The team leading the project at the museum garnered feedback from hundreds of previous visitors and people planning to make the trip. Amy Freesun, Associate Educator for Interpretation at Portland Museum of Art, found that visitors didn’t want to be overloaded with information about Homer but instead wanted a personalised experience. She says, “We wanted to help people slow down, explore, wonder, and have an almost meditative experience. What is incredible about this space is its sheer beauty and the feeling you get knowing that you are where the artist spent a lot of time, quietly observing. He lived there and worked there and we wanted to bring that to life for people in a visceral way."
Our challenge was to stimulate people's imagination and do so authentically. The entire space was being reimagined to be more like it would have been when Homer lived and worked there, and the museum wanted the sound to reflect this too.
We also needed to address the myths that exist around this great artist. What was he actually like? And it was important we considered the special scenery outside the studio, which is mostly unchanged since Homer’s time.

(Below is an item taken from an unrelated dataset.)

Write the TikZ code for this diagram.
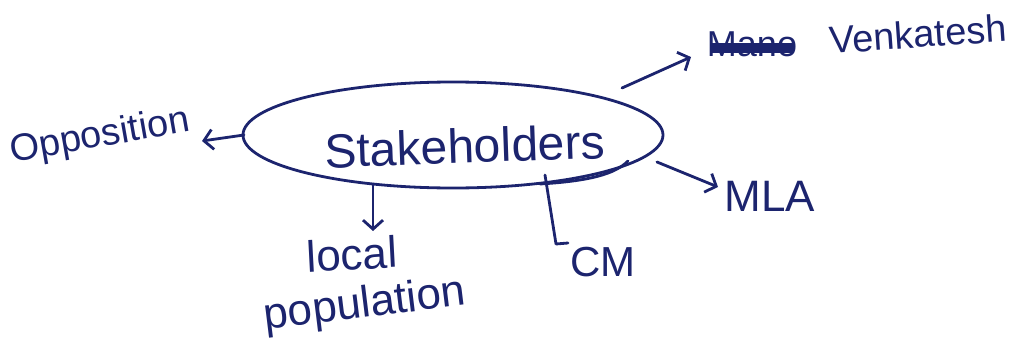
\documentclass[tikz,border=0pt]{standalone}
\usepackage{fontspec}
\setmainfont{Liberation Sans}
\usetikzlibrary{arrows.meta,shapes.geometric,calc}
\definecolor{ink}{RGB}{28,36,110}
\begin{document}
\begin{tikzpicture}[x=1pt,y=-1pt,
  lbl/.style={text=ink, inner sep=0pt},
  inkline/.style={draw=ink, line width=2.8pt, line cap=round, line join=round},
  arr/.style={inkline, -{Straight Barb[length=9pt,width=20pt,line width=2.8pt]}}]
\useasboundingbox (0,0) rectangle (1028,351);
% central loop
\node[inkline, ellipse, minimum width=420pt, minimum height=106pt, inner sep=0pt] (sh) at (453,135) {};
\draw[inkline] (540,184) .. controls (590,181) and (615,174) .. (628,161);
\node[lbl, font=\fontsize{48}{52}\selectfont, rotate=2] (shtxt) at (465,146) {Stakeholders};
% labels
\node[lbl, font=\fontsize{38}{42}\selectfont, rotate=10] (opp) at (100,137) {Opposition};
\node[lbl, font=\fontsize{36}{40}\selectfont] (mano) at (752,44) {Mano};
\node[lbl, font=\fontsize{38}{42}\selectfont, rotate=4] (ven) at (918,34) {Venkatesh};
\node[lbl, font=\fontsize{44}{48}\selectfont] (mla) at (770,196) {MLA};
\node[lbl, font=\fontsize{44}{48}\selectfont, rotate=3] (local) at (352,254) {local};
\node[lbl, font=\fontsize{44}{48}\selectfont, rotate=7] (pop) at (365,306) {population};
\node[lbl, font=\fontsize{42}{46}\selectfont] (cm) at (603,262) {CM};
% strike-out
\draw[ink, line width=10pt] ($(mano.west)+(4,4)$) -- ($(mano.east)+(-3,4)$);
% connector end points
\coordinate (aOpp1) at (244,135);
\coordinate (aOpp2) at (202,141);
\coordinate (aVen1) at (622,88);
\coordinate (aVen2) at (691,57);
\coordinate (aMla1) at (657,162);
\coordinate (aMla2) at (718,187);
\coordinate (aLoc1) at (373,184);
\coordinate (aLoc2) at (373,231);
\coordinate (aCm1) at (545,175);
\coordinate (aCm2) at (556,244);
\coordinate (aCm3) at (568,243);
% connectors
\draw[arr] (aOpp1) -- (aOpp2);
\draw[arr] (aVen1) -- (aVen2);
\draw[arr] (aMla1) -- (aMla2);
\draw[arr] (aLoc1) -- (aLoc2);
\draw[inkline] (aCm1) -- (aCm2) -- (aCm3);
\end{tikzpicture}
\end{document}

Collaboration is at the heart of every project we take on at Art Processors. Working with the museum team, we were hands on and on site throughout the project—brainstorming, researching, recording, listening, testing and perfecting. Together, we got to really know the studio and how Homer would have used it so that we could record authentic “foley” sounds—recreating and recording his everyday life to help others better imagine it when they were in his space.
The first time we heard the whole soundscape as a team, it was really wonderful. We're excited to see what it's like when there's a larger group and to help the guides make sure that those real moments of silence are preserved.
– Amy Freesun
Associate Educator for Interpretation, Portland Museum of Art
We gathered historically accurate art supplies—paint brushes, pallets, watercolors, papers, etching tools—to create each sound as accurately as possible.
As the studio does not not have WiFi and isn’t always staffed, reliability is key so we kept the sound system simple. Digital repeaters with no moving parts are connected directly to compact, high-performance speakers mounted throughout the space. They play sounds stored on a trusty Flash Disk. Eight channels of audio are set up in five different locations: the window; the fireplace, the easel, where Homer wrote on the walls, and in a hallway.
The first layer of the soundscape uses details from Homer’s original letters to bring to life parts of the building—a window, a fireplace, the hallway, the studio itself. Sounds include a rotisserie, drawing, painting, writing on the walls, whistling music and opening a bottle of wine. Everything is subtle. For example, in our research we discovered Homer would paint and then step back to check for accuracy, so when recording, we stood at the painting easel, moved in and away so visitors hear footsteps and sense him working.
A deeper layer of sound creates a sense of the outdoor space—waves, birds, a thunderstorm as you peer out of the window, a church being constructed nearby, a passing horse carriage. These change throughout the day, from morning bird song to night crickets. We also made sure outdoor recordings didn’t give away modern sounds like airplanes and cars.